Reputation: 1126
I need to split an addres lines into 3 parts, each one of different size. In this case: 40, 30 and 30 characters. I want to split input string by spaces so it makes some sense.
Fot this, I wrote a reular expression: (.{1,32})([ ]+.{1,30}){0,1}([ ]+.{1,30}){0,1}
and tried it in this website: https://regex101.com. It worked!
I moved to Visual Studio to write some code to check it out:
public static void TEST()
{
List<string> ok = new List<string>();
List<string> err = new List<string>();
var lista = GetLista();
foreach (string dir in lista)
{
Regex regex = new Regex(@"(.{1,32})([ ]+.{1,30}){0,1}([ ]+.{1,30}){0,1}");
dir = dir.Trim();
GroupCollection cap = regex.Match(dir).Groups;
if (cap.Count == 0) err.Add(dir);
else ok.Add($"{dir};{cap[0].Value};{(cap.Count > 1 ? cap[1].Value.Trim() : "")};{(cap.Count > 2 ? cap[2].Value : "")};{(cap.Count > 3 ? cap[3].Value.Trim() : "")}";);
}
File.WriteAllLines("ok.txt", txt);
File.WriteAllLines("er.txt", err);
}
Results are very differens, it doesn't match at all. Are regex somehow different in C#?
Is there any other way to achive this?
EDITED: Regexs given where differents.
UPDATE: I'll provide an example. Let's take this string: "ERIK ADESIR COMPANY LA ISLA DE LA PALMA".
c# result: "ERIK ADESIR COMPANY LA ISLA DE L";"ERIK ADESIR COMPANY LA ISLA DE L";;
Wanted: "ERIK ADESIR COMPANY LA ISLA DE";"LA PALMA";""
I think the problem is regex is not taking the whole string, just part of it.
Upvotes: 1
Views: 123
Reputation: 626861
You want to match the whole string, so you need to add anchors, ^
and $
. Next, you need to get the captured substrings, not the whole match. Note that the GroupCollection
returns all captured group values and the whole match as the first item. So, you match.Groups
will contain 1 + the number of capturing groups values.
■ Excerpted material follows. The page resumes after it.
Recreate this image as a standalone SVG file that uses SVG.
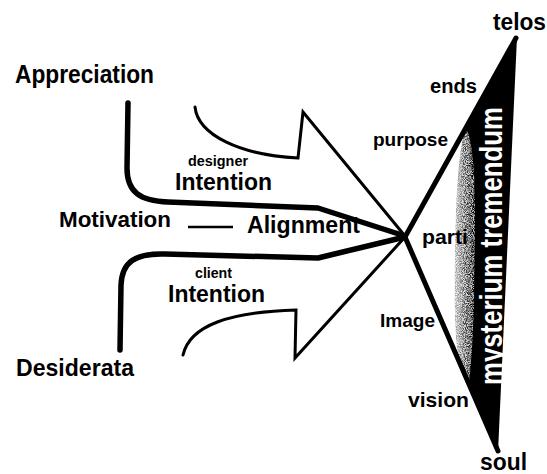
<svg xmlns="http://www.w3.org/2000/svg" width="547" height="474" viewBox="0 0 547 474">
<style>
  .lbl { font-family: "Liberation Sans", Arial, sans-serif; font-weight: bold; fill: #000; }
  .thick { fill: none; stroke: #000; stroke-width: 5.5; stroke-linecap: round; stroke-linejoin: round; }
  .thin { fill: none; stroke: #000; stroke-width: 3; stroke-linecap: round; stroke-linejoin: miter; }
  .ray { fill: none; stroke: #000; stroke-width: 5; stroke-linecap: round; }
</style>
<defs>
  <linearGradient id="stip" x1="0" y1="0" x2="1" y2="0">
    <stop offset="0" stop-color="#000" stop-opacity="0.25"/>
    <stop offset="0.5" stop-color="#000" stop-opacity="0.6"/>
    <stop offset="1" stop-color="#000" stop-opacity="0.95"/>
  </linearGradient>
  <filter id="speck" x="0" y="0" width="1" height="1">
    <feTurbulence type="fractalNoise" baseFrequency="1.1" numOctaves="1" seed="4" result="noise"/>
    <feColorMatrix in="noise" type="matrix" values="0 0 0 0 0  0 0 0 0 0  0 0 0 0 0  3.5 0 0 0 -1.3" result="dots"/>
    <feComposite in="dots" in2="SourceGraphic" operator="arithmetic" k1="1" k2="0" k3="0.25" k4="0"/>
  </filter>
</defs>
<rect width="547" height="474" fill="#fff"/>

<g id="labels-left">
  <g id="appreciation"><text class="lbl" x="15" y="83" font-size="25" textLength="139" lengthAdjust="spacingAndGlyphs">Appreciation</text></g>
  <g id="motivation"><text class="lbl" x="59" y="227" font-size="22" textLength="112" lengthAdjust="spacingAndGlyphs">Motivation</text></g>
  <g id="desiderata"><text class="lbl" x="16" y="376" font-size="24" textLength="118" lengthAdjust="spacingAndGlyphs">Desiderata</text></g>
  <g id="alignment"><text class="lbl" x="247" y="233" font-size="23" textLength="113" lengthAdjust="spacingAndGlyphs">Alignment</text></g>
  <g id="designer-intention">
    <text class="lbl" x="188" y="166" font-size="14" textLength="60" lengthAdjust="spacingAndGlyphs">designer</text>
    <text class="lbl" x="175" y="190" font-size="23" textLength="97" lengthAdjust="spacingAndGlyphs">Intention</text>
  </g>
  <g id="client-intention">
    <text class="lbl" x="195" y="278" font-size="14" textLength="37" lengthAdjust="spacingAndGlyphs">client</text>
    <text class="lbl" x="168" y="302" font-size="23" textLength="97" lengthAdjust="spacingAndGlyphs">Intention</text>
  </g>
</g>

<g id="labels-right">
  <g id="telos"><text class="lbl" x="493" y="30" font-size="23" textLength="53" lengthAdjust="spacingAndGlyphs">telos</text></g>
  <g id="ends"><text class="lbl" x="430" y="93" font-size="20" textLength="47" lengthAdjust="spacingAndGlyphs">ends</text></g>
  <g id="purpose"><text class="lbl" x="373" y="146" font-size="19" textLength="75" lengthAdjust="spacingAndGlyphs">purpose</text></g>
  <g id="parti"><text class="lbl" x="422" y="244" font-size="21" textLength="46" lengthAdjust="spacingAndGlyphs">parti</text></g>
  <g id="image"><text class="lbl" x="380" y="327" font-size="19" textLength="55" lengthAdjust="spacingAndGlyphs">Image</text></g>
  <g id="vision"><text class="lbl" x="408" y="407" font-size="21" textLength="61" lengthAdjust="spacingAndGlyphs">vision</text></g>
  <g id="soul"><text class="lbl" x="480" y="470" font-size="23" textLength="47" lengthAdjust="spacingAndGlyphs">soul</text></g>
</g>

<g id="wedge">
  <path d="M466,128 C459,145 456,190 455,250 C454,310 455,345 460,366 L470,386 L475,330 L476,200 L472,138 Z" fill="url(#stip)" filter="url(#speck)"/>
  <path d="M517,37 L466,128 C472,140 475,170 475,210 L474,300 C473,340 471,365 469,384 L498,452 Z" fill="#000"/>
  <text transform="translate(502,385) rotate(-90)" x="0" y="0" font-family="Liberation Sans, Arial, sans-serif" font-weight="bold" font-size="32" fill="#fff" textLength="278" lengthAdjust="spacingAndGlyphs">mysterium tremendum</text>
</g>

<g id="connectors">
  <path class="thick" d="M128,103 L127,168 C127,192 140,201 168,202 L318,208 L405,236"/>
  <path class="thick" d="M120,350 L121,285 C122,262 135,253 165,254 L318,258 L405,237"/>
  <path class="thin" d="M195,107 C198,135 240,155 298,158 L303,112 L405,236"/>
  <path class="thin" d="M183,355 C190,325 230,312 296,310 L295,358 L405,237"/>
  <path class="ray" d="M405,237 L516,38"/>
  <path class="ray" d="M405,237 L498,451"/>
  <path d="M188,227 L233,227" stroke="#000" stroke-width="2.5" fill="none"/>
</g>
</svg>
You need to ignore the first item.
Also, to check if a group matched, you need to use cap[x].Success
rather than cap.Count > x
.
So, you need a code like this:
foreach (string dir in lista)
{
var match = Regex.Match(dir, @"^(.{1,32})([ ]+.{1,30})?([ ]+.{1,30})?$");
if (match.Success)
{
var cap = match.Groups;
ok.Add($"{dir};{cap[1].Value};{(cap[2].Success ? cap[2].Value.Trim() : "")};{(cap[3].Success ? cap[3].Value : "")}");
}
else
{
err.Add(dir);
}
}
See the C# demo online:
List<string> ok = new List<string>();
List<string> err = new List<string>();
var lista = new[] { "ERIK ADESIR COMPANY LA ISLA DE LA PALMA" };
foreach (string dir in lista)
{
var match = Regex.Match(dir, @"^(.{1,32})([ ]+.{1,30})?([ ]+.{1,30})?$");
if (match.Success)
{
var cap = match.Groups;
ok.Add($"{dir};{cap[1].Value};{(cap[2].Success ? cap[2].Value.Trim() : "")};{(cap[3].Success ? cap[3].Value : "")}");
}
else
{
err.Add(dir);
}
}
Console.WriteLine(string.Join("\n", ok));
Output:
ERIK ADESIR COMPANY LA ISLA DE LA PALMA;ERIK ADESIR COMPANY LA ISLA DE;LA PALMA;
Upvotes: 2
Reputation: 71
The problem could be that your given Regex in c#
new Regex(@"(.{1,40})([ ]+.{1,30}){0,1}([ ]+.{1,30}){0,1}");
is not equals to the one You used as test:
(.{1,32})([ ]+.{1,30}){0,1}([ ]+.{1,30}){0,1}
In c# you start with (.{1,40} but your example is (.{1,32})
Upvotes: 0